> **Work to be completed**
Restate each of the lines below word for word and drop every picture.

Begin Data provided

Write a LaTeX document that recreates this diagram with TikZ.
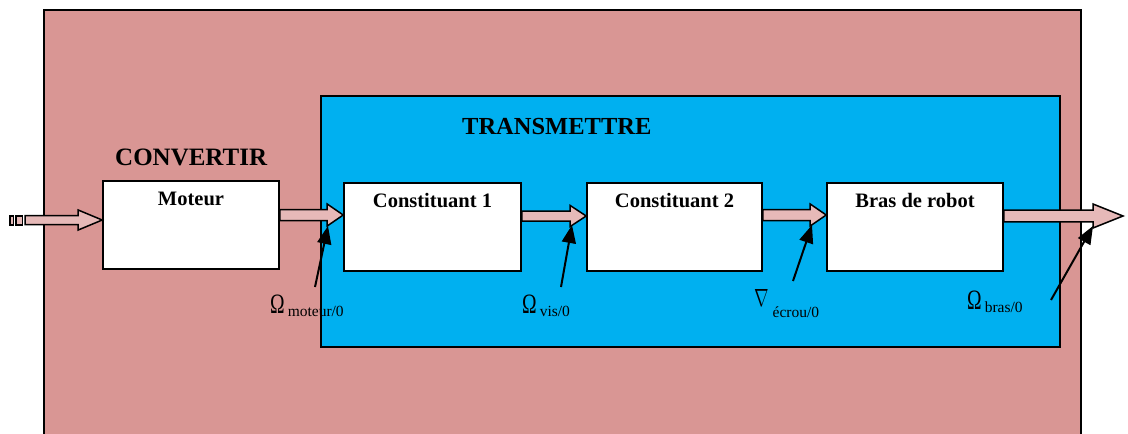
\documentclass[tikz,border=0pt]{standalone}
\usepackage{fontspec}
\setmainfont{Liberation Serif}
\usepackage{graphicx}
\usetikzlibrary{arrows.meta,calc}
\definecolor{outerpink}{HTML}{D99694}
\definecolor{bluebg}{HTML}{00B0F0}
\definecolor{arrowpink}{HTML}{E6B9B8}
\tikzset{
  stagebox/.style={draw=black, line width=1.6pt, fill=white, inner xsep=0pt,
    inner ysep=11pt, text height=14pt, text depth=52pt, anchor=north,
    font=\fontsize{20.5}{20.5}\selectfont\bfseries},
  blockarrow/.style={draw=black, line width=1.5pt, fill=arrowpink, line join=miter},
  ptr/.style={draw=black, line width=2pt, -{Triangle[length=18pt,width=14pt]}},
  title/.style={anchor=base west, inner sep=0pt, font=\fontsize{24.5}{24.5}\selectfont\bfseries},
  qty/.style={anchor=base west, inner sep=0pt}
}
\newcommand\blockarr[6]{%
  \draw[blockarrow] let \p1=(#1), \p2=(#2), \p3=(0,#3) in
    (\x1,\y3+#4pt) -- (\x2-#6pt,\y3+#4pt) -- (\x2-#6pt,\y3+#5pt) -- (\x2,\y3)
    -- (\x2-#6pt,\y3-#5pt) -- (\x2-#6pt,\y3-#4pt) -- (\x1,\y3-#4pt) -- cycle;}
\newcommand\bigsym[1]{{\fontsize{28}{28}\selectfont\scalebox{0.7}[1]{#1}}}
\newcommand\subtxt[1]{\kern3pt\raisebox{-3pt}{\fontsize{15.5}{15.5}\selectfont #1}}
\begin{document}
\begin{tikzpicture}[x=1pt,y=-1pt]
\useasboundingbox (0,0) rectangle (1128,434);
\clip (0,0) rectangle (1128,434);
% outer and inner areas
\path[draw=black, line width=1.8pt, fill=outerpink] (44,10) rectangle (1081,470);
\path[draw=black, line width=1.8pt, fill=bluebg] (321,96) rectangle (1060,347);
% titles
\node[title, font=\fontsize{25}{25}\selectfont\bfseries] (tconv) at (115,165) {CONVERTIR};
\node[title] (ttrans) at (462,134) {TRANSMETTRE};
% boxes
\node[stagebox, minimum width=176pt] (moteur) at (191,180) {Moteur};
\node[stagebox, minimum width=177pt] (c1) at (432.5,182) {Constituant 1};
\node[stagebox, minimum width=175pt] (c2) at (674.5,182) {Constituant 2};
\node[stagebox, minimum width=176pt] (bras) at (915,182) {Bras de robot};
% input
\coordinate (inS) at (25,220);
\coordinate (outE) at (1123,216);
\draw[blockarrow, line width=1.2pt] (10,216) rectangle (13.3,225);
\draw[blockarrow, line width=1.2pt] (16,216) rectangle (22.7,225);
\blockarr{inS}{moteur.west}{220}{4.5}{10}{24}
\blockarr{moteur.east}{c1.west}{215}{5.5}{11}{16}
\blockarr{c1.east}{c2.west}{216}{5}{10.5}{16}
\blockarr{c2.east}{bras.west}{215}{5.5}{11}{16}
\blockarr{bras.east}{outE}{216}{5.8}{12}{30}
% quantities
\node[qty] (qm) at (270,313) {\bigsym{Ω}\subtxt{moteur/0}};
\node[qty] (qv) at (522,313) {\bigsym{Ω}\subtxt{vis/0}};
\node[qty] (qe) at (754,306) {{\fontsize{28}{28}\selectfont\scalebox{0.7}[1]{$\nabla$}}\kern4pt\raisebox{-11pt}{\fontsize{15.5}{15.5}\selectfont écrou/0}};
\node[qty] (qb) at (967,309) {\bigsym{Ω}\subtxt{bras/0}};
% pointer arrows
\coordinate (p1s) at (315,287); \coordinate (p1e) at (328,226);
\coordinate (p2s) at (561,287); \coordinate (p2e) at (572,225);
\coordinate (p3s) at (793,281); \coordinate (p3e) at (812,225);
\coordinate (p4s) at (1051,300); \coordinate (p4e) at (1093,226);
\draw[ptr] (p1s) -- (p1e);
\draw[ptr] (p2s) -- (p2e);
\draw[ptr] (p3s) -- (p3e);
\draw[ptr] (p4s) -- (p4e);
\end{tikzpicture}
\end{document}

End Data provided

> **Exercise response**
Write a LaTeX document that recreates this diagram with TikZ.
\documentclass[tikz,border=0pt]{standalone}
\usepackage{fontspec}
\setmainfont{Liberation Serif}
\usepackage{graphicx}
\usetikzlibrary{arrows.meta,calc}
\definecolor{outerpink}{HTML}{D99694}
\definecolor{bluebg}{HTML}{00B0F0}
\definecolor{arrowpink}{HTML}{E6B9B8}
\tikzset{
  stagebox/.style={draw=black, line width=1.6pt, fill=white, inner xsep=0pt,
    inner ysep=11pt, text height=14pt, text depth=52pt, anchor=north,
    font=\fontsize{20.5}{20.5}\selectfont\bfseries},
  blockarrow/.style={draw=black, line width=1.5pt, fill=arrowpink, line join=miter},
  ptr/.style={draw=black, line width=2pt, -{Triangle[length=18pt,width=14pt]}},
  title/.style={anchor=base west, inner sep=0pt, font=\fontsize{24.5}{24.5}\selectfont\bfseries},
  qty/.style={anchor=base west, inner sep=0pt}
}
\newcommand\blockarr[6]{%
  \draw[blockarrow] let \p1=(#1), \p2=(#2), \p3=(0,#3) in
    (\x1,\y3+#4pt) -- (\x2-#6pt,\y3+#4pt) -- (\x2-#6pt,\y3+#5pt) -- (\x2,\y3)
    -- (\x2-#6pt,\y3-#5pt) -- (\x2-#6pt,\y3-#4pt) -- (\x1,\y3-#4pt) -- cycle;}
\newcommand\bigsym[1]{{\fontsize{28}{28}\selectfont\scalebox{0.7}[1]{#1}}}
\newcommand\subtxt[1]{\kern3pt\raisebox{-3pt}{\fontsize{15.5}{15.5}\selectfont #1}}
\begin{document}
\begin{tikzpicture}[x=1pt,y=-1pt]
\useasboundingbox (0,0) rectangle (1128,434);
\clip (0,0) rectangle (1128,434);
% outer and inner areas
\path[draw=black, line width=1.8pt, fill=outerpink] (44,10) rectangle (1081,470);
\path[draw=black, line width=1.8pt, fill=bluebg] (321,96) rectangle (1060,347);
% titles
\node[title, font=\fontsize{25}{25}\selectfont\bfseries] (tconv) at (115,165) {CONVERTIR};
\node[title] (ttrans) at (462,134) {TRANSMETTRE};
% boxes
\node[stagebox, minimum width=176pt] (moteur) at (191,180) {Moteur};
\node[stagebox, minimum width=177pt] (c1) at (432.5,182) {Constituant 1};
\node[stagebox, minimum width=175pt] (c2) at (674.5,182) {Constituant 2};
\node[stagebox, minimum width=176pt] (bras) at (915,182) {Bras de robot};
% input
\coordinate (inS) at (25,220);
\coordinate (outE) at (1123,216);
\draw[blockarrow, line width=1.2pt] (10,216) rectangle (13.3,225);
\draw[blockarrow, line width=1.2pt] (16,216) rectangle (22.7,225);
\blockarr{inS}{moteur.west}{220}{4.5}{10}{24}
\blockarr{moteur.east}{c1.west}{215}{5.5}{11}{16}
\blockarr{c1.east}{c2.west}{216}{5}{10.5}{16}
\blockarr{c2.east}{bras.west}{215}{5.5}{11}{16}
\blockarr{bras.east}{outE}{216}{5.8}{12}{30}
% quantities
\node[qty] (qm) at (270,313) {\bigsym{Ω}\subtxt{moteur/0}};
\node[qty] (qv) at (522,313) {\bigsym{Ω}\subtxt{vis/0}};
\node[qty] (qe) at (754,306) {{\fontsize{28}{28}\selectfont\scalebox{0.7}[1]{$\nabla$}}\kern4pt\raisebox{-11pt}{\fontsize{15.5}{15.5}\selectfont écrou/0}};
\node[qty] (qb) at (967,309) {\bigsym{Ω}\subtxt{bras/0}};
% pointer arrows
\coordinate (p1s) at (315,287); \coordinate (p1e) at (328,226);
\coordinate (p2s) at (561,287); \coordinate (p2e) at (572,225);
\coordinate (p3s) at (793,281); \coordinate (p3e) at (812,225);
\coordinate (p4s) at (1051,300); \coordinate (p4e) at (1093,226);
\draw[ptr] (p1s) -- (p1e);
\draw[ptr] (p2s) -- (p2e);
\draw[ptr] (p3s) -- (p3e);
\draw[ptr] (p4s) -- (p4e);
\end{tikzpicture}
\end{document}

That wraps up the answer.